→ YOUR INSTRUCTIONS:
Find the word "this" in the material below and gather every line that contains it.

→ GIVEN RECORDS:

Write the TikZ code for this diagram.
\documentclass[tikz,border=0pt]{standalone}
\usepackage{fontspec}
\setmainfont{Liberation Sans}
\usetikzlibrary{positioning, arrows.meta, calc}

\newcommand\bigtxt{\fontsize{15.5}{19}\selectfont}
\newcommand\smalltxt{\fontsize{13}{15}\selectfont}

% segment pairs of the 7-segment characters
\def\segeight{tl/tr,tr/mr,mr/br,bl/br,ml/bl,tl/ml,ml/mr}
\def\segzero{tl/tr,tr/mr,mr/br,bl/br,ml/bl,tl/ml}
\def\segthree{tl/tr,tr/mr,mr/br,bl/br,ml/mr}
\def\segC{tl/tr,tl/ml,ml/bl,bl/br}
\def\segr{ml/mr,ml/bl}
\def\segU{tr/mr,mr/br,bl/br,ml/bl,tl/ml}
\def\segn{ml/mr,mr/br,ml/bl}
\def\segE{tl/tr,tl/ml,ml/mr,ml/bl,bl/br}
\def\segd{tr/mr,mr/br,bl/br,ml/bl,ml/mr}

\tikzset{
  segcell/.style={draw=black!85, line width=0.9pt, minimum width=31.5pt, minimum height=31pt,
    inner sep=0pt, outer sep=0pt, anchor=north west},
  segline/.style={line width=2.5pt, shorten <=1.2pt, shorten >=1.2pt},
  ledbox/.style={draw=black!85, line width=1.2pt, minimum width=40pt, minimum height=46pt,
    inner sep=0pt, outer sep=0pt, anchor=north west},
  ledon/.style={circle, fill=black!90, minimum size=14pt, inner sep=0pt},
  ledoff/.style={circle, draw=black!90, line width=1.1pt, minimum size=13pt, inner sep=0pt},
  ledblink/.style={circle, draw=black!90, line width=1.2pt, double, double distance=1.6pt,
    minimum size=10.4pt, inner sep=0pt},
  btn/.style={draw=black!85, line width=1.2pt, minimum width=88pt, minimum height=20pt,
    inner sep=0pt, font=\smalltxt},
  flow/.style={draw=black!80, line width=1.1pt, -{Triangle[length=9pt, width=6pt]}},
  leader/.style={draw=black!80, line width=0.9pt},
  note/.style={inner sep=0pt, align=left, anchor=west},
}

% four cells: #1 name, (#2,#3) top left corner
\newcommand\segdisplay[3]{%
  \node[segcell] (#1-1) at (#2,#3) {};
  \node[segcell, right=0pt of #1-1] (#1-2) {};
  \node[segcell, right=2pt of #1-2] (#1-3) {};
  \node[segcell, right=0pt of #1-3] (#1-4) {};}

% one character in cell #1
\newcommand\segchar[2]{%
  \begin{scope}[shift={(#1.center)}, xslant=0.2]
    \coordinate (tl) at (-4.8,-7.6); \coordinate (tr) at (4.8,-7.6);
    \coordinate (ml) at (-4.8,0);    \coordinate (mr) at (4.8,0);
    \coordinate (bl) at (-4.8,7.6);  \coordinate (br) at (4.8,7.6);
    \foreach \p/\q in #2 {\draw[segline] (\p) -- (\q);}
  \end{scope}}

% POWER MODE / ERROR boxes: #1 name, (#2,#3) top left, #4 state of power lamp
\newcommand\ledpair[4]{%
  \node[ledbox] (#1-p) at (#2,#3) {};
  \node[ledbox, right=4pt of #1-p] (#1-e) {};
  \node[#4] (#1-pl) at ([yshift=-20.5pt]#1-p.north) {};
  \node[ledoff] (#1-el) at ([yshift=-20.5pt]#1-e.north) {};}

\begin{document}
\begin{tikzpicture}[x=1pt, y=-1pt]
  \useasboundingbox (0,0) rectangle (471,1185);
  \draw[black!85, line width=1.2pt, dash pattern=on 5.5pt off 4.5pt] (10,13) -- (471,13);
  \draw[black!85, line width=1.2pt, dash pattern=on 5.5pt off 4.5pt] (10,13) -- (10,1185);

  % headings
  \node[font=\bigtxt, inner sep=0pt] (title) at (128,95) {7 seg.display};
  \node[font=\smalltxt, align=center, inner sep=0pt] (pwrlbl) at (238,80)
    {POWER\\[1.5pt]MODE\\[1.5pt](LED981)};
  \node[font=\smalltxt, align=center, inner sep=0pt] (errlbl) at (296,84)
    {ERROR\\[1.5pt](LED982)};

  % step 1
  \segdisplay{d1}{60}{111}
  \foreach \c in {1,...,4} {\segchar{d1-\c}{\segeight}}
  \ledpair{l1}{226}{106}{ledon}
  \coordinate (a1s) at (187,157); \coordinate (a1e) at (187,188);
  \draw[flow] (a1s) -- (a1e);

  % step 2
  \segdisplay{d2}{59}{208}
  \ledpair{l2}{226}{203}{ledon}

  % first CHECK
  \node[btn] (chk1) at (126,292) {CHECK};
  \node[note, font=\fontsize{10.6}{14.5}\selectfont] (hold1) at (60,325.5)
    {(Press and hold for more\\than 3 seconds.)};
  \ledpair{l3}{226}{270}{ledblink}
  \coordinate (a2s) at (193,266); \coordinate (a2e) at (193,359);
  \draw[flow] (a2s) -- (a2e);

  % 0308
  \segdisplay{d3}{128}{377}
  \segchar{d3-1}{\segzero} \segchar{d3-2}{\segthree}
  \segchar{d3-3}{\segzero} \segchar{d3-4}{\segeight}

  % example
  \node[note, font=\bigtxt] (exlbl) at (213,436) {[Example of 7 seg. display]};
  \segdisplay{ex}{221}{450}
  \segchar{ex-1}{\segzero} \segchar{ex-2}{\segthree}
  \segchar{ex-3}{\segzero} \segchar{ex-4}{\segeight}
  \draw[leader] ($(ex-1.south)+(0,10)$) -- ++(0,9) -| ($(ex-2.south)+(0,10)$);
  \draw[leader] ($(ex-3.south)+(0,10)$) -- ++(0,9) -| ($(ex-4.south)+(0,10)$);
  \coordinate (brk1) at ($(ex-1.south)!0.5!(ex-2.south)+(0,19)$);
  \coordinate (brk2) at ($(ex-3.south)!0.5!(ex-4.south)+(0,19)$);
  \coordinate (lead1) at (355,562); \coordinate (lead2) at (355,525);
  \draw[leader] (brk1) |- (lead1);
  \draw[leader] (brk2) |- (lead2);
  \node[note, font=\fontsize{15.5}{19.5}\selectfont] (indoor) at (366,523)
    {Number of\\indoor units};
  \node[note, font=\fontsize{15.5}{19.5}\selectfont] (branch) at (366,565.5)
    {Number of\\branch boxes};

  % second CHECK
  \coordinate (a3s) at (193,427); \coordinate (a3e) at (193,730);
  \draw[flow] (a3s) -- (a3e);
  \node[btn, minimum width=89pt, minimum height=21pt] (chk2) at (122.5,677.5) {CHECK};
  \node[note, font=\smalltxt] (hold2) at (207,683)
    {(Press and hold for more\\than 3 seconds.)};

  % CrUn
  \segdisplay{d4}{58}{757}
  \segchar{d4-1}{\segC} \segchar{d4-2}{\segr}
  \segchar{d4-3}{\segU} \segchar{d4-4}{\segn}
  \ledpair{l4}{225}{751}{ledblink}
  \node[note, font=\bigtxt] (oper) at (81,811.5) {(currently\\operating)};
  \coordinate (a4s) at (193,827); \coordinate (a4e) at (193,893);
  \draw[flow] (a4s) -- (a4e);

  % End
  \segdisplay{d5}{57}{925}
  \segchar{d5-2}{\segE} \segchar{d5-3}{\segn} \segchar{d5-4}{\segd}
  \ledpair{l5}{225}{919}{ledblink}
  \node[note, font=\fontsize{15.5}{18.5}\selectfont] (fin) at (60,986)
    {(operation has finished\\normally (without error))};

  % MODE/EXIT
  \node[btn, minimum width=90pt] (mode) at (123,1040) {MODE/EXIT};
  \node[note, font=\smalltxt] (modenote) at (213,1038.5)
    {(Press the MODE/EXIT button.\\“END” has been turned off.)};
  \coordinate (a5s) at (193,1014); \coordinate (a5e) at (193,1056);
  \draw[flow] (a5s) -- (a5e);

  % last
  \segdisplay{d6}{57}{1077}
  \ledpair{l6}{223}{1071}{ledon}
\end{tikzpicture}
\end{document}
* * *
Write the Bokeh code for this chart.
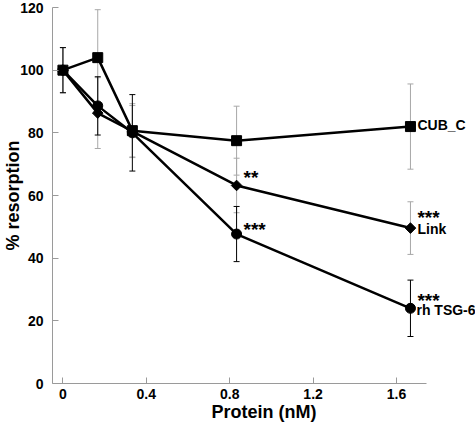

→ RESULT BELOW:
Write the TikZ code for this diagram.
Write the Bokeh code for this chart.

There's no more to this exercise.